■ **RECORDED INFORMATION**

_____

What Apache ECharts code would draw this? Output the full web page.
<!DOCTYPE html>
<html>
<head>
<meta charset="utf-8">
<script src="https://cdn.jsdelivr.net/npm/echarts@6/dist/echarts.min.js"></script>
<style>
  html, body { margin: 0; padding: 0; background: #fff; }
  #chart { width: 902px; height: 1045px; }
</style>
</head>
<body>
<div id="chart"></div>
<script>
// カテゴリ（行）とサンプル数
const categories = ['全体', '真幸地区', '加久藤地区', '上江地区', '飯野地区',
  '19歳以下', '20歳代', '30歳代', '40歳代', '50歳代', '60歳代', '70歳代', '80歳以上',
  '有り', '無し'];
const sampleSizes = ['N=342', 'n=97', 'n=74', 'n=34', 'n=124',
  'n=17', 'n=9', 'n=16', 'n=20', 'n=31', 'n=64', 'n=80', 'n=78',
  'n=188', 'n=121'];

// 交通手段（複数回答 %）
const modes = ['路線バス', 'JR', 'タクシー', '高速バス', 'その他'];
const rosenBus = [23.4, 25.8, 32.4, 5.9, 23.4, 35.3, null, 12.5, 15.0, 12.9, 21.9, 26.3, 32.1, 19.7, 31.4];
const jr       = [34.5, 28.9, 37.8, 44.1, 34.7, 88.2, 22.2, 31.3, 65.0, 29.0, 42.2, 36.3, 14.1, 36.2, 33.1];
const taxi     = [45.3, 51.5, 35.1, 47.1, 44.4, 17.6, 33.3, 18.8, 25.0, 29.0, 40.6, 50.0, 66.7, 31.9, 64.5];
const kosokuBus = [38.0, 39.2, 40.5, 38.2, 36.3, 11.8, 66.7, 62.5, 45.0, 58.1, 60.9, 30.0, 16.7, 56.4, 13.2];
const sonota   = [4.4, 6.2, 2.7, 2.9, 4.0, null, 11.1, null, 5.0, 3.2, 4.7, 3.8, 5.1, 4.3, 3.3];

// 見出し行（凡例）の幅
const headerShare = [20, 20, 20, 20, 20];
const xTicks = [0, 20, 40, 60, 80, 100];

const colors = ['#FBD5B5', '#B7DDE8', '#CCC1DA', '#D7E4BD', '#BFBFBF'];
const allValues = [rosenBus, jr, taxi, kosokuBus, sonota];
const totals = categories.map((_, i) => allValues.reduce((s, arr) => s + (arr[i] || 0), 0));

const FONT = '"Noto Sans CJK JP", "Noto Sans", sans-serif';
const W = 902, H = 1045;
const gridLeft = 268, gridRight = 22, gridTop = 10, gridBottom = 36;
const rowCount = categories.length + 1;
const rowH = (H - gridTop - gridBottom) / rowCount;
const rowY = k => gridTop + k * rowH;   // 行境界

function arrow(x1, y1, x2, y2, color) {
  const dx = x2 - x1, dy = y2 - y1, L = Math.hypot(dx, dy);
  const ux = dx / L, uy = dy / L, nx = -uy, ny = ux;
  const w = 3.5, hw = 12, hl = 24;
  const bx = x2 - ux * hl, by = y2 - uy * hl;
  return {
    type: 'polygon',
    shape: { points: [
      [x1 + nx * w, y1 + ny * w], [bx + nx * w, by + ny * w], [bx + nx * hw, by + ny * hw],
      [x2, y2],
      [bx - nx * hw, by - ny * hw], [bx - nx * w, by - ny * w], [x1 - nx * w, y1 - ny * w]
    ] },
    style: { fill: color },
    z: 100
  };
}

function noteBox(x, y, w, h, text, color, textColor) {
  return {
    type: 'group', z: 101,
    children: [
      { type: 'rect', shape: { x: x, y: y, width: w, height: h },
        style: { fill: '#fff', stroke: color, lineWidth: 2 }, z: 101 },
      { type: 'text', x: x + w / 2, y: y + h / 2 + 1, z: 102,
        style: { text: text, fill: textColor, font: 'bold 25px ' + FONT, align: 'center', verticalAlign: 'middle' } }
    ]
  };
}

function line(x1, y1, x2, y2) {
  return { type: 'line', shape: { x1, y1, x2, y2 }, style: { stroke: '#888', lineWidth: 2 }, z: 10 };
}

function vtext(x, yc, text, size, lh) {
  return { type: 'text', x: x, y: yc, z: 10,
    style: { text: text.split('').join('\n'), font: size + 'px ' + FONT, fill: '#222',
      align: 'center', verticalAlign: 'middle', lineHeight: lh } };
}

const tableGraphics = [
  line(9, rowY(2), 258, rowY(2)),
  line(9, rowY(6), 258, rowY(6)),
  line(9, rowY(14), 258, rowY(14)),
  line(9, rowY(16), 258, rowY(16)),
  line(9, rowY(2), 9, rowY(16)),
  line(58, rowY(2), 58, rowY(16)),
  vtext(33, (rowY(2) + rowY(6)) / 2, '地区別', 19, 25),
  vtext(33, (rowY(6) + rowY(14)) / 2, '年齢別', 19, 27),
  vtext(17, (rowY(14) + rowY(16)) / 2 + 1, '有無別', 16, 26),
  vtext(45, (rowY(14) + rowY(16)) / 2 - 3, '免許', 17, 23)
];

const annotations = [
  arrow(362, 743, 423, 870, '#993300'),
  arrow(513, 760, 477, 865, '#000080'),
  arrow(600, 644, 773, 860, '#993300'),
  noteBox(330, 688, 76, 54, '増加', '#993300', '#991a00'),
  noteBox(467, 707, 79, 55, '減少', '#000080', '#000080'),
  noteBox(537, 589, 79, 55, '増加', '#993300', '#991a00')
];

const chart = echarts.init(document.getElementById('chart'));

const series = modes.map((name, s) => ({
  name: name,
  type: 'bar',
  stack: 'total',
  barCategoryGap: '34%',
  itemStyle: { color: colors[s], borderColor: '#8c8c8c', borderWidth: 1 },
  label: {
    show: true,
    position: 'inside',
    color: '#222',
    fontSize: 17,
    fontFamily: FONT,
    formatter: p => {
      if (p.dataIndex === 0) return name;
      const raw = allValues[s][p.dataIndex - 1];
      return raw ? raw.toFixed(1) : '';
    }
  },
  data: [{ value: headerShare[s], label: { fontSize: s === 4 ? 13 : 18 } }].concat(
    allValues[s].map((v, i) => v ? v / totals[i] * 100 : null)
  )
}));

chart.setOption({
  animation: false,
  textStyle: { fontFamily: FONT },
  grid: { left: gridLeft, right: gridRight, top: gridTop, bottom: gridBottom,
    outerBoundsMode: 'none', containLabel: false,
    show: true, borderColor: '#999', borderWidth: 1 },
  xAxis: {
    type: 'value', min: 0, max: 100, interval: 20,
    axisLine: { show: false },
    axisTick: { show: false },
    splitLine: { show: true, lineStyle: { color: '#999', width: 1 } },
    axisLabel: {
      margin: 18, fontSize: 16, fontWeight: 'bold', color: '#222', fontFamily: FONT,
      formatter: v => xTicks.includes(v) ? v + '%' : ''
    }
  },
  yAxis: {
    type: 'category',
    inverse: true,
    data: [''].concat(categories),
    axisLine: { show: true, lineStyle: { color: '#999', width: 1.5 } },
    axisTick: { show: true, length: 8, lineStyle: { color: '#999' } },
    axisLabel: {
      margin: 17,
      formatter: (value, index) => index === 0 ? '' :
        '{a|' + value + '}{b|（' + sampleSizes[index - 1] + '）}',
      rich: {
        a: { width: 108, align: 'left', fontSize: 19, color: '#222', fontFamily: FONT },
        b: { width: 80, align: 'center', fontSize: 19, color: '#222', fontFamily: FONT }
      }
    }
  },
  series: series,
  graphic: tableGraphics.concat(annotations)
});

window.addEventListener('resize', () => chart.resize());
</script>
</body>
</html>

_____

Verbatim output is expected for the lines from the start of the data to the line in which "const rowY = k" appears, both included.

What Apache ECharts code would draw this? Output the full web page.
<!DOCTYPE html>
<html>
<head>
<meta charset="utf-8">
<script src="https://cdn.jsdelivr.net/npm/echarts@6/dist/echarts.min.js"></script>
<style>
  html, body { margin: 0; padding: 0; background: #fff; }
  #chart { width: 902px; height: 1045px; }
</style>
</head>
<body>
<div id="chart"></div>
<script>
// カテゴリ（行）とサンプル数
const categories = ['全体', '真幸地区', '加久藤地区', '上江地区', '飯野地区',
  '19歳以下', '20歳代', '30歳代', '40歳代', '50歳代', '60歳代', '70歳代', '80歳以上',
  '有り', '無し'];
const sampleSizes = ['N=342', 'n=97', 'n=74', 'n=34', 'n=124',
  'n=17', 'n=9', 'n=16', 'n=20', 'n=31', 'n=64', 'n=80', 'n=78',
  'n=188', 'n=121'];

// 交通手段（複数回答 %）
const modes = ['路線バス', 'JR', 'タクシー', '高速バス', 'その他'];
const rosenBus = [23.4, 25.8, 32.4, 5.9, 23.4, 35.3, null, 12.5, 15.0, 12.9, 21.9, 26.3, 32.1, 19.7, 31.4];
const jr       = [34.5, 28.9, 37.8, 44.1, 34.7, 88.2, 22.2, 31.3, 65.0, 29.0, 42.2, 36.3, 14.1, 36.2, 33.1];
const taxi     = [45.3, 51.5, 35.1, 47.1, 44.4, 17.6, 33.3, 18.8, 25.0, 29.0, 40.6, 50.0, 66.7, 31.9, 64.5];
const kosokuBus = [38.0, 39.2, 40.5, 38.2, 36.3, 11.8, 66.7, 62.5, 45.0, 58.1, 60.9, 30.0, 16.7, 56.4, 13.2];
const sonota   = [4.4, 6.2, 2.7, 2.9, 4.0, null, 11.1, null, 5.0, 3.2, 4.7, 3.8, 5.1, 4.3, 3.3];

// 見出し行（凡例）の幅
const headerShare = [20, 20, 20, 20, 20];
const xTicks = [0, 20, 40, 60, 80, 100];

const colors = ['#FBD5B5', '#B7DDE8', '#CCC1DA', '#D7E4BD', '#BFBFBF'];
const allValues = [rosenBus, jr, taxi, kosokuBus, sonota];
const totals = categories.map((_, i) => allValues.reduce((s, arr) => s + (arr[i] || 0), 0));

const FONT = '"Noto Sans CJK JP", "Noto Sans", sans-serif';
const W = 902, H = 1045;
const gridLeft = 268, gridRight = 22, gridTop = 10, gridBottom = 36;
const rowCount = categories.length + 1;
const rowH = (H - gridTop - gridBottom) / rowCount;
const rowY = k => gridTop + k * rowH;   // 行境界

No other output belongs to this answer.